Но Экклезиаст не банален. Люди такого рода сами являются «разрушителями оград» и потому опасны для религиозного истеблишмента, для его доходов и для его возможности запугивать и влиять. Вот почему уже редакторы Библии пытались выхолостить его книгу и загнать ее «за ограду». Для этого они приписали к ней пресную концовку: «Бойся Бога и заповеди Его соблюдай, потому что в этом все для человека», — которая совершенно не соответствует всему ее духу. Эта приписка дает нам повод поговорить и еще об одной подчистке редактором, из которой родилось распространенное и поныне мнение, будто книгу Экклезиаста и книгу Притчей Соломоновых писал один и тот же человек — царь Соломон. Действительно, книга Притчей открывается словами: «Притчи Соломона, сына Давидова, царя Израильского». Книга Экклезиаста (в оригинале — Кохелет) открывается — после редактуры — словами «Слова Экклезиаста, сына Давидова, царя в Иерусалиме». Но тот, кто не удовлетворится этими вступительными словами и продолжит читать, быстро обнаружит, что большую часть книги Притч составляют скучные и нудные банальности, а вся она в целом — лицемерно — набожный гимн послушанию, конформизму и посредственности, в то время как Экклезиаст — человек абсолютно не тривиальный, мудрый, отчасти скептический, отчасти снисходительный, зачастую анархичный, во многом уставший и познавший горечь и в то же время полный жизни, потому что даже там, где он говорит о себе, что уже пресыщен жизненными наслаждениями, у него то и дело проскальзывает явная склонность к эпикурейству. Он насмехается над банальной уверенностью, будто за преступлением непременно следует воздаяние, и, если бы жил сегодня, наверняка насмехался бы также над нашими мессианскими чаяниями, смешением религии и политики и уж конечно — над амулетами и священными могилами, над Советом Мудрецов Торы [62] и над Верховным раввинатом.
62
Так называются высшие органы руководства двух главных израильских религиозных партий.

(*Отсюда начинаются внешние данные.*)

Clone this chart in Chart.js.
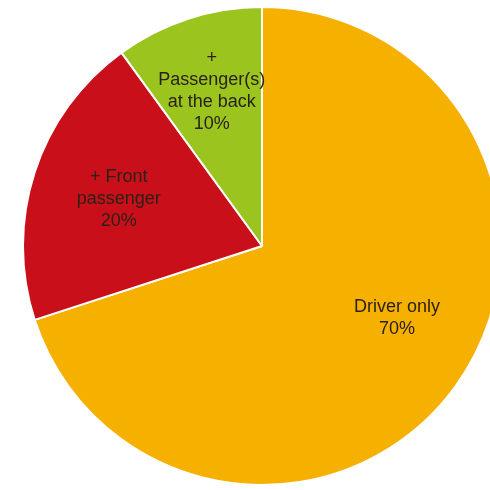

Тот, кто написал: «Наслаждайся жизнью с женою, которую любишь» (Еккл. 9, 9), — не мог послать учиться у скучного муравья (Прит. 6, 6). И тот, кто написал: «Сладок свет, и приятно для глаз видеть солнце» (Еккл. 11, 7), — не мог учить уважению к мрачным религиозным «оградам». Так что совершенно невероятно, чтобы и книгу Притч, и книгу Экклезиаста писал один и тот же человек. Просто потому, что Притчи — это как раз ограда, а Экклезиаст — ее прорыв.
Первая любящая
Во всей Библии упоминаются только три «любящие» женщины: Ревекка, любившая своего сына Иакова, Руфь Моавитянка, любившая свою свекровь Ноеминь, и Михаль (Мелхола), дочь Саула, любившая своего мужа Давида. Это означает, что Михаль не только первая, но и единственная в Библии женщина, о которой сказано, что она любила мужчину. Во всем библейском тексте такая любовь упоминается всего один раз, и это призвано подчеркнуть не только ее силу, но и ее трагичность. Ибо, к большому сожалению, эта единственная в Библии любовь женщины к мужчине — не только «одноразовая», но и односторонняя. Впрочем, зная, каким человеком был ее муж, иного нельзя было ожидать.